Saturday, September 19
Celia Cruz is the indisputable voice of Cuban music. Without her influence, salsa would not have inspired countless hips across Miami and Latin America to shake. In fact, the Cuban-American singer and actress is often referred to as the Queen of Salsa and one of the most important figures in Cuban music. This fall, Telemundo will premiere the first of an 80-episode series titled Celia, which traces the history of the singer’s career and life. But for those who can’t wait that long, the show’s star, Aymée Nuviola, will perform Cruz’s most beloved hits at the Adrienne Arsht Center (1300 Biscayne Blvd., Miami) this Saturday during Celebrating Celia! As part of its Cuba Beat concert series, the Arsht will host the Havana-born Nuviola, who has been nominated for Grammys and Latin Grammys.
In addition, two-time Grammy-winning Spanish flamenco singer Diego el Cigala will join Nuviola alongside other musicians and special guests. Showtime is 8 p.m. Tickets cost $59 to $154. Call 305-949-6722 or visit arshtcenter.org.

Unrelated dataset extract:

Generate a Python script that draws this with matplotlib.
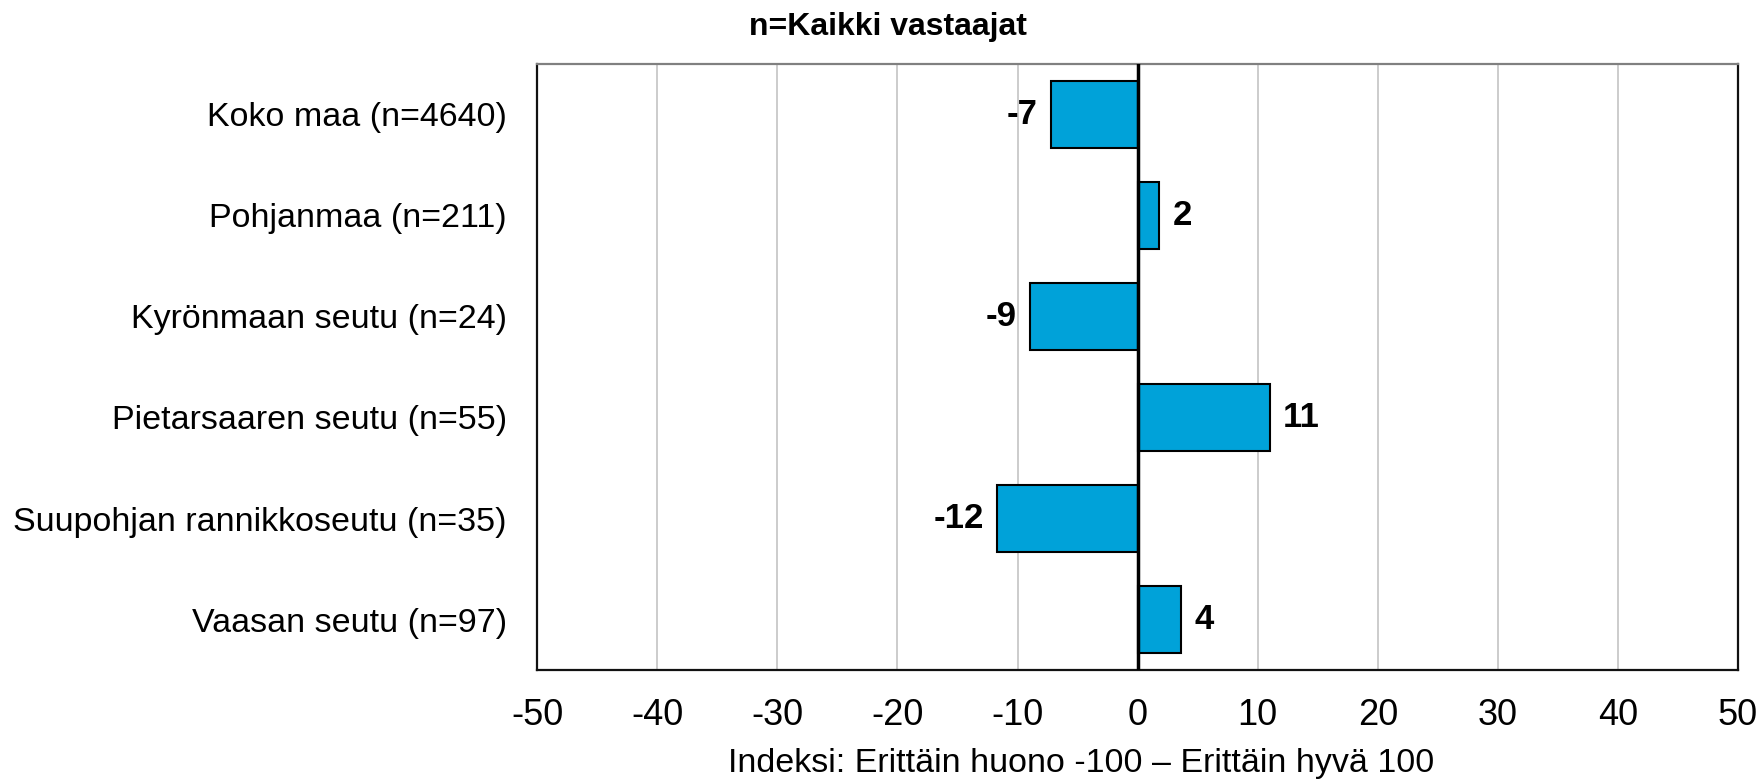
import matplotlib.pyplot as plt

plt.rcParams['font.family'] = ['Liberation Sans', 'DejaVu Sans']

categories = ["Koko maa (n=4640)", "Pohjanmaa (n=211)", "Kyrönmaan seutu (n=24)",
              "Pietarsaaren seutu (n=55)", "Suupohjan rannikkoseutu (n=35)", "Vaasan seutu (n=97)"]
values = [-7.2, 1.8, -9.0, 11.0, -11.7, 3.6]
labels = ["-7", "2", "-9", "11", "-12", "4"]
xticks = [-50, -40, -30, -20, -10, 0, 10, 20, 30, 40, 50]

fig = plt.figure(figsize=(17.62, 7.82), dpi=100)
ax = fig.add_axes([0.3049, 0.1432, 0.9864 - 0.3049, 0.9182 - 0.1432])

pos = list(range(len(categories)))
ax.barh(pos, values, height=0.67, color='#00A2D9', edgecolor='black', linewidth=1.5, zorder=3)
for p, v, lab in zip(pos, values, labels):
    if v < 0:
        ax.text(v - 1.1, p, lab, ha='right', va='center', fontsize=25, fontweight='bold', zorder=4)
    else:
        ax.text(v + 1.1, p, lab, ha='left', va='center', fontsize=25, fontweight='bold', zorder=4)

ax.axvline(0, color='black', linewidth=2.5, zorder=4)
ax.set_xlim(-50, 50)
ax.set_ylim(len(categories) - 0.5, -0.5)
ax.set_yticks(pos)
ax.set_yticklabels(categories, fontsize=24.5)
ax.set_xticks(xticks)
ax.set_xticklabels([str(t) for t in xticks], fontsize=26)
ax.tick_params(axis='both', length=0)
ax.tick_params(axis='x', pad=20)
ax.tick_params(axis='y', pad=22)
ax.grid(axis='x', color='#c8c8c8', linewidth=1.3, zorder=0)

ax.spines['top'].set_color('#808080')
for s in ['top', 'bottom', 'left', 'right']:
    ax.spines[s].set_linewidth(1.6)
for s in ['bottom', 'left', 'right']:
    ax.spines[s].set_color('#111111')

ax.set_xlabel('Indeksi: Erittäin huono -100 – Erittäin hyvä 100', fontsize=24.5)
ax.xaxis.set_label_coords(0.453, -0.155)
ax.xaxis.label.set_va('center')
fig.text(0.504, 0.965, 'n=Kaikki vastaajat', fontsize=23, fontweight='bold', ha='center', va='center')

fig.savefig('out.png', dpi=100)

Oh, to be a kid again — when recess was long, naps were on schedule, and snacks were packed for us. Who says we can’t recapture the golden days?Whether you have kids or are a kid at heart, Brad Meltzer and Judd Winick‘s books should be standard issue.
Meltzer is a New York Times bestselling author and historian, and Winick is a cartoonist and screenwriter. The two will join forces at Books & Books (265 Aragon Ave., Coral Gables) this Saturday to wow crowds with the ins and outs of their newest releases.
Meltzer’s I Am Helen Keller is an inspiring tale of heroism — a story of the iconic woman herself and her remarkable teacher, Annie Sullivan. Winick (whom you might remember from The Real World San Francisco, #RIPPedro) will talk about his tome, Hilo, is a middle-grade graphic novel about a boy who crashes to earth and his ensuing adventures. Put the two together and you’ve got heroism, science fiction, friendship, and history, all in one evening’s entertainment.